Vegan Crab Cakes
In my earlier post about Spring vegetables, I had mentioned how I needed take advantage of using artichokes more this season. While I'm still intentionally shying away from preparing fresh artichokes like I should be doing, I would like to share a recipe where I am at least using the best part of the artichoke-the heart. Baby steps.
Paired with one of my absolute favorite underrated vegetables, hearts of palm, this duo makes one stellar vegan crab cake. At some point, I'll play around with this recipe and introduce some nori to impart a more "crab cake" like flavor, but for now, these ingredients make for a crisp, light, and very, very healthy dish.
1 can chickpeas, drained
1 jar, marinated artichoke hearts
1 jar, hearts of palm
1/2 cup jicama, finely diced
1/2 cup celery, finely diced
1/2 yellow onion, finely diced
2 Tbsp dijon mustard
5 garlic cloves, minced
2 Tbsp lemon juice
1 tsp smoked paprika
1 tsp celery seed
1/2 tsp sea salt
1/4 tsp white pepper
2 tbsp chopped parsley
1 flax "egg"
1 cup whole wheat panko
1/2 cup vegan parmesan
Trader Joe's 21 Seasoning Salute (to taste)
1 tbsp Sambal Oelek (or sriracha)
1 tbsp prepared horseradish
There are many versions of preparing crab cakes. My particular preference is a chunky, light cake, where you can really see, feel and taste all of the ingredients individually in one bite; in other words, not blended or fried to unrecognizable results. These cakes are baked, which is a welcome invitation to indulge in several in one sitting.
The binder will consist of two ingredients: pureed chickpeas and a flax egg.
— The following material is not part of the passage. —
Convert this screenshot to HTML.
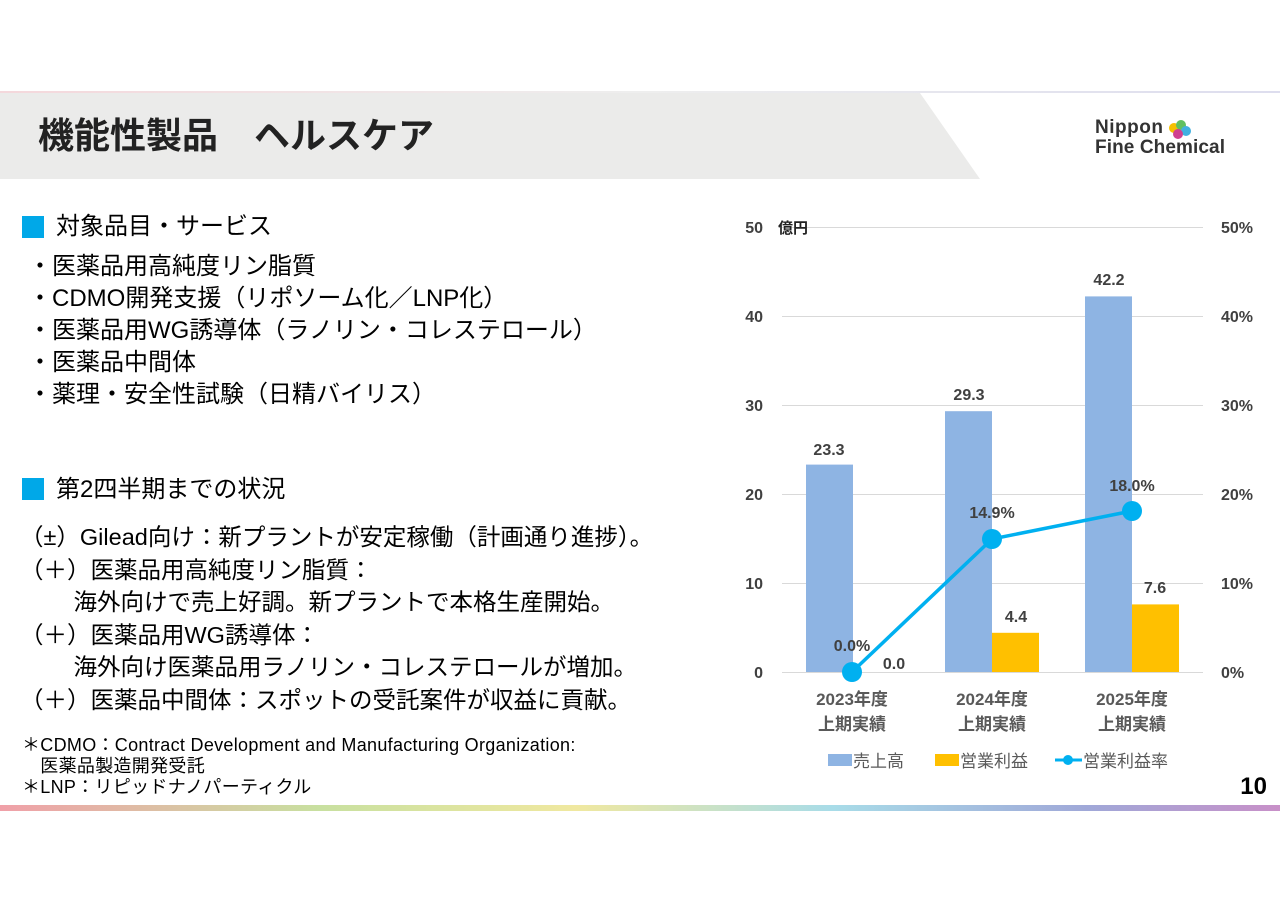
<!DOCTYPE html>
<html><head><meta charset="utf-8"><style>
body{margin:0;width:1280px;height:905px;background:#fff;position:relative;overflow:hidden;font-family:"Liberation Sans","Noto Sans CJK JP",sans-serif;color:#000}
.a{position:absolute;white-space:nowrap}
.t{font-size:24px;line-height:32px}
</style></head><body>
<svg class="a" style="left:0;top:0" width="1280" height="905">
<defs><linearGradient id="g" x1="0" x2="1"><stop offset="0" stop-color="#f0a0a8"/><stop offset="0.25" stop-color="#c8e0a0"/><stop offset="0.45" stop-color="#f0e8a0"/><stop offset="0.65" stop-color="#a8dce8"/><stop offset="0.85" stop-color="#a0a8d8"/><stop offset="1" stop-color="#c890c8"/></linearGradient>
<linearGradient id="g2" x1="0" x2="1"><stop offset="0" stop-color="#f4d8dc"/><stop offset="0.5" stop-color="#eeeeee"/><stop offset="1" stop-color="#dde"/></linearGradient></defs>
<rect x="0" y="91" width="1280" height="2" fill="url(#g2)"/>
<polygon points="0,93 920,93 980,179 0,179" fill="#ebebea"/>
<rect x="0" y="805" width="1280" height="6" fill="url(#g)"/>
<rect x="22" y="216" width="22" height="22" fill="#00a8e8"/>
<rect x="22" y="478" width="22" height="22" fill="#00a8e8"/>
<g stroke="#d9d9d9" stroke-width="1">
<line x1="782" x2="1203" y1="227.5" y2="227.5"/><line x1="782" x2="1203" y1="316.5" y2="316.5"/><line x1="782" x2="1203" y1="405.5" y2="405.5"/><line x1="782" x2="1203" y1="494.5" y2="494.5"/><line x1="782" x2="1203" y1="583.5" y2="583.5"/><line x1="782" x2="1203" y1="672.5" y2="672.5"/></g>
<g fill="#8eb4e3"><rect x="806" y="464.6" width="47" height="207.4"/><rect x="945" y="411.2" width="47" height="260.8"/><rect x="1085" y="296.4" width="47" height="375.6"/></g>
<g fill="#ffc000"><rect x="992" y="632.8" width="47" height="39.2"/><rect x="1132" y="604.4" width="47" height="67.6"/></g>
<polyline points="852,672 992,539 1132,511" fill="none" stroke="#00b0f0" stroke-width="3.5"/>
<g fill="#00b0f0"><circle cx="852" cy="672" r="10"/><circle cx="992" cy="539" r="10"/><circle cx="1132" cy="511" r="10"/></g>
<g font-size="16" font-weight="bold" fill="#404040" text-anchor="end" font-family="Liberation Sans, sans-serif">
<text x="763" y="233">50</text><text x="763" y="322">40</text><text x="763" y="411">30</text><text x="763" y="500">20</text><text x="763" y="589">10</text><text x="763" y="678">0</text></g>
<g font-size="16" font-weight="bold" fill="#404040" font-family="Liberation Sans, sans-serif">
<text x="1221" y="233">50%</text><text x="1221" y="322">40%</text><text x="1221" y="411">30%</text><text x="1221" y="500">20%</text><text x="1221" y="589">10%</text><text x="1221" y="678">0%</text></g>
<g font-size="16" font-weight="bold" fill="#404040" text-anchor="middle" font-family="Liberation Sans, sans-serif">
<text x="829" y="455">23.3</text><text x="969" y="400">29.3</text><text x="1109" y="285">42.2</text>
<text x="894" y="669">0.0</text><text x="1016" y="622">4.4</text><text x="1155" y="593">7.6</text>
<text x="852" y="651">0.0%</text><text x="992" y="518">14.9%</text><text x="1132" y="491">18.0%</text></g>
<text x="778" y="233" font-size="15" font-weight="bold" fill="#222">億円</text>
<g font-size="17" font-weight="bold" fill="#595959" text-anchor="middle">
<text x="852" y="705">2023年度</text><text x="852" y="730">上期実績</text>
<text x="992" y="705">2024年度</text><text x="992" y="730">上期実績</text>
<text x="1132" y="705">2025年度</text><text x="1132" y="730">上期実績</text></g>
<rect x="828" y="754" width="24" height="12" fill="#8eb4e3"/>
<text x="853" y="767" font-size="17" fill="#595959">売上高</text>
<rect x="935" y="754" width="24" height="12" fill="#ffc000"/>
<text x="960" y="767" font-size="17" fill="#595959">営業利益</text>
<line x1="1055" x2="1082" y1="760" y2="760" stroke="#00b0f0" stroke-width="3"/><circle cx="1068" cy="760" r="5" fill="#00b0f0"/>
<text x="1083" y="767" font-size="17" fill="#595959">営業利益率</text>
<text x="1267" y="794" font-size="24" font-weight="bold" text-anchor="end" font-family="Liberation Sans, sans-serif">10</text>
<g transform="translate(1178,128)"><circle cx="-4" cy="0" r="5" fill="#f5c000"/><circle cx="3" cy="-3" r="5" fill="#60c060"/><circle cx="8" cy="3" r="5" fill="#40b0e0"/><circle cx="0" cy="6" r="5" fill="#d04090"/></g>
<text x="1095" y="133" font-size="19" fill="#333" font-weight="bold" font-family="Liberation Sans, sans-serif" textLength="68">Nippon</text>
<text x="1095" y="153" font-size="19" fill="#333" font-weight="bold" font-family="Liberation Sans, sans-serif" textLength="130">Fine Chemical</text>
</svg>
<div class="a" style="left:38px;top:114px;font-size:36px;font-weight:bold;color:#222;line-height:44px">機能性製品　ヘルスケア</div>
<div class="a t" style="left:56px;top:211px">対象品目・サービス</div>
<div class="a t" style="left:28px;top:251px">・医薬品用高純度リン脂質<br>・CDMO開発支援（リポソーム化／LNP化）<br>・医薬品用WG誘導体（ラノリン・コレステロール）<br>・医薬品中間体<br>・薬理・安全性試験（日精バイリス）</div>
<div class="a t" style="left:56px;top:474px">第2四半期までの状況</div>
<div class="a" style="left:20px;top:521px;font-size:23.5px;line-height:32.5px">（±）Gilead向け：新プラントが安定稼働（計画通り進捗）。<br>（＋）医薬品用高純度リン脂質：<br>　　 海外向けで売上好調。新プラントで本格生産開始。<br>（＋）医薬品用WG誘導体：<br>　　 海外向け医薬品用ラノリン・コレステロールが増加。<br>（＋）医薬品中間体：スポットの受託案件が収益に貢献。</div>
<div class="a" style="left:22px;top:735px;font-size:18px;line-height:21px;letter-spacing:0.3px">＊CDMO：Contract Development and Manufacturing Organization:<br>　医薬品製造開発受託<br>＊LNP：リピッドナノパーティクル</div>
</body></html>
A flax egg is nothing more than a 3:1 ratio of water to flax seed. I toss this mixture in the ninja for a few seconds to break apart the seeds a bit and then just let it sit in a mason jar while I'm preparing the crab cakes. In about 30 minutes, this will turn into a thick and gelatinous paste, which works wonders as an egg replacement. Chia seeds do the trick just as well, but for this dish, I thought the flax seed would pair better with the other flavors. The drained chickpeas can also take a whirl around the Ninja or food processor for a few seconds until fully blended (a few chunks are totally fine, even preferred). Set both of your binders aside while you prepare the rest.
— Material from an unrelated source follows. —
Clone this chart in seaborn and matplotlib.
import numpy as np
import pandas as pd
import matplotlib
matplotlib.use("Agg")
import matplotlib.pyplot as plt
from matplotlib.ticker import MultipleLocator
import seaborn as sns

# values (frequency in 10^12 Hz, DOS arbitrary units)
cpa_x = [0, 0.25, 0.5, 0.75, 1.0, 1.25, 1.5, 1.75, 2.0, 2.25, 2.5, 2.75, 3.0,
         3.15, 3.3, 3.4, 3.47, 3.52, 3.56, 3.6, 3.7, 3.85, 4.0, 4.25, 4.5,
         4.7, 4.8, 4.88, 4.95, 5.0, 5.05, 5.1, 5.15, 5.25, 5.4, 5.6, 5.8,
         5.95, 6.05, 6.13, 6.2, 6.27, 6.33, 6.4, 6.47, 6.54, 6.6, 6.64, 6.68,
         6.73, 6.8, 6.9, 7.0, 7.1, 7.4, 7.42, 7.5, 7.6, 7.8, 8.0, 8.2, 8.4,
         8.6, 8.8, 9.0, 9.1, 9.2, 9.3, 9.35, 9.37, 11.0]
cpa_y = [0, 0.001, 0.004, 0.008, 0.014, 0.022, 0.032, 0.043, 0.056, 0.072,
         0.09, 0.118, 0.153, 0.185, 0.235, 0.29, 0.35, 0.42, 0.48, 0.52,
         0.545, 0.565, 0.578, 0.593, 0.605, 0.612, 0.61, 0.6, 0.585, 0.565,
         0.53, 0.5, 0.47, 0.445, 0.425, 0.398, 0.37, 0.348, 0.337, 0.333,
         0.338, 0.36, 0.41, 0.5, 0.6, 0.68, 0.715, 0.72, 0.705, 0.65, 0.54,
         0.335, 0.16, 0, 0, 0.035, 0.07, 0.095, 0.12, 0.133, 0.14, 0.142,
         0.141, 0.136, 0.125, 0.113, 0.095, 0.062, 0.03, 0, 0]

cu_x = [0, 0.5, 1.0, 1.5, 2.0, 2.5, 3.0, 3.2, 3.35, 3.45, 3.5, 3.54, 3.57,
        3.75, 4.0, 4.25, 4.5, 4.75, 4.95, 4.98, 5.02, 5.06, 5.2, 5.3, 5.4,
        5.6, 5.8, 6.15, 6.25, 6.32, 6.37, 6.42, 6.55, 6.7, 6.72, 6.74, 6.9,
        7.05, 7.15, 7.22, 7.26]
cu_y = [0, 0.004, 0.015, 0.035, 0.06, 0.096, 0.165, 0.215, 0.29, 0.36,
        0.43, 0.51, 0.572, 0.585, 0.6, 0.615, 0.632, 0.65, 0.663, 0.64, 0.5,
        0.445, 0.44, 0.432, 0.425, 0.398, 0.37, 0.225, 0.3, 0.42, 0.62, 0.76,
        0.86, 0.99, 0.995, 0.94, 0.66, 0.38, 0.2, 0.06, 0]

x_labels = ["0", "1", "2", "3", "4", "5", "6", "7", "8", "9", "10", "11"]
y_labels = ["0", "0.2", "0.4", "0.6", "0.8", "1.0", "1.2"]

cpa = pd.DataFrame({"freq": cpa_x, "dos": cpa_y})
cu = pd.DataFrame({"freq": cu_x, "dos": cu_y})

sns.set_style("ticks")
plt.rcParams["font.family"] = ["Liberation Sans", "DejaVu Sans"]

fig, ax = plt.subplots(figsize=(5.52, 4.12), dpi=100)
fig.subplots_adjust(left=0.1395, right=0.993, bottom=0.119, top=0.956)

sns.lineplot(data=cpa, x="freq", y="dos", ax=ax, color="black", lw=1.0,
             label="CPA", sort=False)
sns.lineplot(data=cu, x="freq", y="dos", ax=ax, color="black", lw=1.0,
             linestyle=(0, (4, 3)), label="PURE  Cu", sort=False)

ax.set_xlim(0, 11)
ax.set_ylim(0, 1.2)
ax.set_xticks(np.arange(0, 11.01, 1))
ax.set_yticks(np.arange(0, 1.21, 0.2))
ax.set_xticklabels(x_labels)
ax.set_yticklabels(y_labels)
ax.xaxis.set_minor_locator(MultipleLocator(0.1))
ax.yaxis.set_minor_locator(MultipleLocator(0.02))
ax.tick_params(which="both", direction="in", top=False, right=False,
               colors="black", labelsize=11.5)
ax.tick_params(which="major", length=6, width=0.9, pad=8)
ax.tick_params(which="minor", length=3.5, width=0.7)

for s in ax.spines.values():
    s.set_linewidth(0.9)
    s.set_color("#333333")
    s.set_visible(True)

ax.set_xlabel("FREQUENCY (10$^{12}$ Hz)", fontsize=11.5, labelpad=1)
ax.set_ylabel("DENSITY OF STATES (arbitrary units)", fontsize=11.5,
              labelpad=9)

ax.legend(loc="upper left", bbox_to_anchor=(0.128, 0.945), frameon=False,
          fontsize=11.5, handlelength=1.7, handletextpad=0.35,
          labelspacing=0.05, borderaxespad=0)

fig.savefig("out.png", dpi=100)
The artichoke hearts and hearts of palm will be drained from their jar brine and loosely chopped (to resemble crab meat). This will yield 2 cups total. Dice the celery, onion and jicama to fine and equal proportions. They are a supporting cast, so we don't want the dice to be too big and have them compete with the stars of the show. The entire cast will be tossed in a medium sized bowl and introduced to the chickpea puree. Once incorporated, I add in the spices: mustard, garlic, paprika, celery seed, parsley, lemon, salt, pepper. I also take a tablespoon or two of my flax egg and incorporate as well, being mindful not to make the mixture too loose. Time to taste. At this point, you can play around with the seasonings as you wish, adding a little more of this and that here or there, but overall the mixture will look like this:
Mix the panko, parmesan and seasoning in a flat dish for dredging. The mixture is wet enough to gladly welcome this coating on its own. The cakes are formed in "slightly larger than" golf ball sized spheres with your impeccably clean hands, dredged in the breadcrumb mixture, and placed on a Silpat, slightly flattening the balls with your hands. This batch will yield about 12-15 crab cakes. Small, but mighty:
In a 400 hundred degree oven, the crab cakes brown up beautifully in about 35-40 minutes, depending on your preferred shade of doneness and calibration of your oven. You are free to flip them over and bake each side evenly, but I didn't need to with the Silpat. It did it for me. After about 20 minutes, I check to see how everyone is doing, twist them a bit to make sure they're not sticking to the mat and leave them alone to bake for another 15 minutes. You will find that they bind very well and do not fall apart. Repeat the examination at the 35 minute mark and finish the job for another 5 minutes or so, or 40 minutes total.
The cakes are formed in small discs, so that they may serve as a main dish or as an appetizer. Here, I've placed them on a bed of lightly sauteed swiss chard from the garden, but they also look amazing displayed on a thin slice of lemon as an appetizer. In case you were wondering, my "Final Flourish" is intentionally fiery hot and spicy. I am absolutely crazy about that itsy-bitsy dollop of heat with the crab cake and the lemon, that just makes all of the flavors dance. If that's not your thing, you can absolutely cut the heat with vegenaise, dijon, or just go with a simple cocktail sauce for that added pop of flavor and color.